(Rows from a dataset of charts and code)
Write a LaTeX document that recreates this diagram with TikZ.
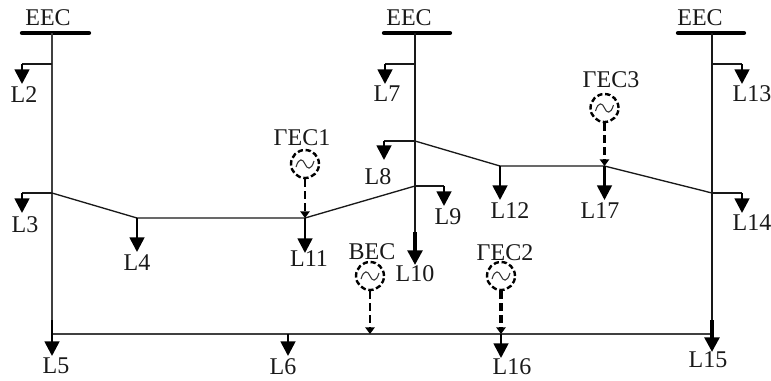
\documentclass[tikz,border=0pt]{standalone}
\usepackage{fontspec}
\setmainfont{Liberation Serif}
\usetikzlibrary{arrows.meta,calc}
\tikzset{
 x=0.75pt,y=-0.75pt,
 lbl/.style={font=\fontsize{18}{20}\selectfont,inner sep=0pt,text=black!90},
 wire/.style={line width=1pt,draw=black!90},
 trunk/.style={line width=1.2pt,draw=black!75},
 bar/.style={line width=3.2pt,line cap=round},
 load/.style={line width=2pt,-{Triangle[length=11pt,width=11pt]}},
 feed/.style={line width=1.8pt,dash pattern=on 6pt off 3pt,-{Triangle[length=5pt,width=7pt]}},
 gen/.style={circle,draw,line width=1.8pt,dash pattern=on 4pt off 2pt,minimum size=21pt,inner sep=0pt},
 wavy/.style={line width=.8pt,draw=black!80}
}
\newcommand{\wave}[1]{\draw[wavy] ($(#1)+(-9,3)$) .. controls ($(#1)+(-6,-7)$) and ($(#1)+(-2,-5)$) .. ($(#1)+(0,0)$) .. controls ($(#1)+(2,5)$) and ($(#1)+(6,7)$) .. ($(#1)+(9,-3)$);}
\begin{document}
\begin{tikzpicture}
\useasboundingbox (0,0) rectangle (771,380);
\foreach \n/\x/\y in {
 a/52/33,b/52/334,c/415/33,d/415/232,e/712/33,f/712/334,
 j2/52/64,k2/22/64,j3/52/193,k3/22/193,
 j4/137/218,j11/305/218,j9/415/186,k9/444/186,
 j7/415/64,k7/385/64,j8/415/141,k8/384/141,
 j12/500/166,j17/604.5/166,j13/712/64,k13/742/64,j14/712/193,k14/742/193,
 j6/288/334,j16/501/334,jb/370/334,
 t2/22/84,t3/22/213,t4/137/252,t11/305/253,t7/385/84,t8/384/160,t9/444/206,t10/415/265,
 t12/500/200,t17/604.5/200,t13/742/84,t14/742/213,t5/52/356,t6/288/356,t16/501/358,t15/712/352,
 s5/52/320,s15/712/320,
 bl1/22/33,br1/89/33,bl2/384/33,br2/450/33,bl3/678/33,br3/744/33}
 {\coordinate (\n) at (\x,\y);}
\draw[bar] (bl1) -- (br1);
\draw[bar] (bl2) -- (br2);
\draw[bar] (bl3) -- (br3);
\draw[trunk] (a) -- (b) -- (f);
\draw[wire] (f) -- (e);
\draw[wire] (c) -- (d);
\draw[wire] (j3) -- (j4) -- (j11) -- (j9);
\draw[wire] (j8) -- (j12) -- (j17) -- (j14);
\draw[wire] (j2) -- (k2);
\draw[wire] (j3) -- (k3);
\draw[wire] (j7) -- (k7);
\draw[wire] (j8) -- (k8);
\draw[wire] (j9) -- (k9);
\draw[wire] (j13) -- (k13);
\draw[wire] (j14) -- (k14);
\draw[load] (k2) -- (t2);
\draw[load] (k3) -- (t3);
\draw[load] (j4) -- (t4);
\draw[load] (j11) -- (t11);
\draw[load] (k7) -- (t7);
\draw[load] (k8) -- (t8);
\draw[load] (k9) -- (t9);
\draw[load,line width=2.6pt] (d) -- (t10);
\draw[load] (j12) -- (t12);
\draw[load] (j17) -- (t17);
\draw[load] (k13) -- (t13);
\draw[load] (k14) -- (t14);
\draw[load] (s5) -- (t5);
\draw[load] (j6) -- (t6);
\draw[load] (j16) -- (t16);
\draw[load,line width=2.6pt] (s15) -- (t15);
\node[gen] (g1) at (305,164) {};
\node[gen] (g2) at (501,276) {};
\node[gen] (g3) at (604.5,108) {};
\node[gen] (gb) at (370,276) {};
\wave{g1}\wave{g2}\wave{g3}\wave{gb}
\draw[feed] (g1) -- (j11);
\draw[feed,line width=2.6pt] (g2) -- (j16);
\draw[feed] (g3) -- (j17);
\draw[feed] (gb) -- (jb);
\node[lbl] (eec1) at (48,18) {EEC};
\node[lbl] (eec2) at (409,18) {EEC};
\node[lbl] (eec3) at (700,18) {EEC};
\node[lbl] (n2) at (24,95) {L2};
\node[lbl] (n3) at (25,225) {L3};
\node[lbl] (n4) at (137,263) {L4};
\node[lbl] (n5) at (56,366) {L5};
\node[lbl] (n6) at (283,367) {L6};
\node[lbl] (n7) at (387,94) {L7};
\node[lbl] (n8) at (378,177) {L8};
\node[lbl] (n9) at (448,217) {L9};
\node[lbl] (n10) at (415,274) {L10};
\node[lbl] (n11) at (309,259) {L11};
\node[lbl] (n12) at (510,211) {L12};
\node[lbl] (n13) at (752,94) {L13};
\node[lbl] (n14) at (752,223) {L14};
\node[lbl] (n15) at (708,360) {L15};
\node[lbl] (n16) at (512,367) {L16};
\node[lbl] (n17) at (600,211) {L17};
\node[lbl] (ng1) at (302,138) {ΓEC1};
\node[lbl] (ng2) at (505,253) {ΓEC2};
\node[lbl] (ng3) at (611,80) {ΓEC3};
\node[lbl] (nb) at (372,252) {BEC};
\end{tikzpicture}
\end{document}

==

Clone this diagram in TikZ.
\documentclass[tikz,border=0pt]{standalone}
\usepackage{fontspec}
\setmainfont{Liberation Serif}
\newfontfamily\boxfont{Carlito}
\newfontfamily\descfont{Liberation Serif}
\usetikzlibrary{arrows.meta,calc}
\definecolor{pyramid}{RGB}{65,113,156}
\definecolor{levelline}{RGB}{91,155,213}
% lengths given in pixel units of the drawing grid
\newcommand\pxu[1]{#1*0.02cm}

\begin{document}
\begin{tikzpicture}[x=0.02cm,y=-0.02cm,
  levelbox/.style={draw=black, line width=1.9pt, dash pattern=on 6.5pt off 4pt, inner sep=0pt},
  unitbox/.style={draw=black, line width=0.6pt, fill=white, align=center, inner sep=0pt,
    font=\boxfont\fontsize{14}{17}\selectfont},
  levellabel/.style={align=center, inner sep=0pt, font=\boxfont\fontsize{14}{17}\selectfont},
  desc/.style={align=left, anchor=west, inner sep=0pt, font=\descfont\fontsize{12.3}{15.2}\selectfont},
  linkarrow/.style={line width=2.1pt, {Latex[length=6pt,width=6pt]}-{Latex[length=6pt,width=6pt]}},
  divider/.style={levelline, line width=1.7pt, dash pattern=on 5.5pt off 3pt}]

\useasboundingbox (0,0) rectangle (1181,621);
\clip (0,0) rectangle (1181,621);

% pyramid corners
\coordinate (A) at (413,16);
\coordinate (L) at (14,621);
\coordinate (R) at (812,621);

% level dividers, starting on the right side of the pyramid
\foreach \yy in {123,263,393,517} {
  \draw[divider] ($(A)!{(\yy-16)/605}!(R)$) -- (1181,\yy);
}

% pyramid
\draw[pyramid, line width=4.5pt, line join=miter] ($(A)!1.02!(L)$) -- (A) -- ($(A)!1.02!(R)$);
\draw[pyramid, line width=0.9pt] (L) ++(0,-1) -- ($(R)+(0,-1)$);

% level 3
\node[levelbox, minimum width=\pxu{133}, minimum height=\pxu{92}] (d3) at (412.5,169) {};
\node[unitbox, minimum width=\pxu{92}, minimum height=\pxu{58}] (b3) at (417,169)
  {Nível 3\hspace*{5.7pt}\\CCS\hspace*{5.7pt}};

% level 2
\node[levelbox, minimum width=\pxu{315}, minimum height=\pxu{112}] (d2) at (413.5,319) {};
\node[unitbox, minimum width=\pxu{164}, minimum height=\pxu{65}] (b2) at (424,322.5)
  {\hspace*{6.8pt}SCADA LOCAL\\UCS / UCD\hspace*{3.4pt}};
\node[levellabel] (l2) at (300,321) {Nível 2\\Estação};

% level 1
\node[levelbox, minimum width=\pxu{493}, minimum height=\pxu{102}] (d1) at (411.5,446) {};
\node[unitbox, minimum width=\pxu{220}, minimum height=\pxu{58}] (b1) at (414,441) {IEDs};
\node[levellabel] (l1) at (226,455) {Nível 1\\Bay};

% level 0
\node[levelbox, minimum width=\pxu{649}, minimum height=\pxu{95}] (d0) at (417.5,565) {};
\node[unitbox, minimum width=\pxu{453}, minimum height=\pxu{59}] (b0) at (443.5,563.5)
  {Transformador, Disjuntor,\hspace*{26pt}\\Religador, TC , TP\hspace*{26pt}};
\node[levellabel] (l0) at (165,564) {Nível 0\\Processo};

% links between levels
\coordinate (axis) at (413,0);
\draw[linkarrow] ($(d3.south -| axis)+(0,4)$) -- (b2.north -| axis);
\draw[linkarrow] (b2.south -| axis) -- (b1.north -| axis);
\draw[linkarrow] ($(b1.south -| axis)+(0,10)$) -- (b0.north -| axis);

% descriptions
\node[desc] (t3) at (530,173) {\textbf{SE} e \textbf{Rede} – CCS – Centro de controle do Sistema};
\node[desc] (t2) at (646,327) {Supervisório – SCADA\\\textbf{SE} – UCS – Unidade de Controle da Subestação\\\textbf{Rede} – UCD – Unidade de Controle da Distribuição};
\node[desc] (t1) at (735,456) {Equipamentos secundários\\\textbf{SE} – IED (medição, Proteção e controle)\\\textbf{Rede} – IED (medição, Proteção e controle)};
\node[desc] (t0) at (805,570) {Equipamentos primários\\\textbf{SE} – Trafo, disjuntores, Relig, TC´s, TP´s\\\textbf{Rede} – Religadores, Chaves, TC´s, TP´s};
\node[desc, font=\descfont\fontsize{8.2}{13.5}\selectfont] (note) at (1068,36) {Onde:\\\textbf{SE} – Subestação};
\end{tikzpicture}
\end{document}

# Task brief
In the entries above, identify every line with the string "this".

# Problem solution
Write a LaTeX document that recreates this diagram with TikZ.
Clone this diagram in TikZ.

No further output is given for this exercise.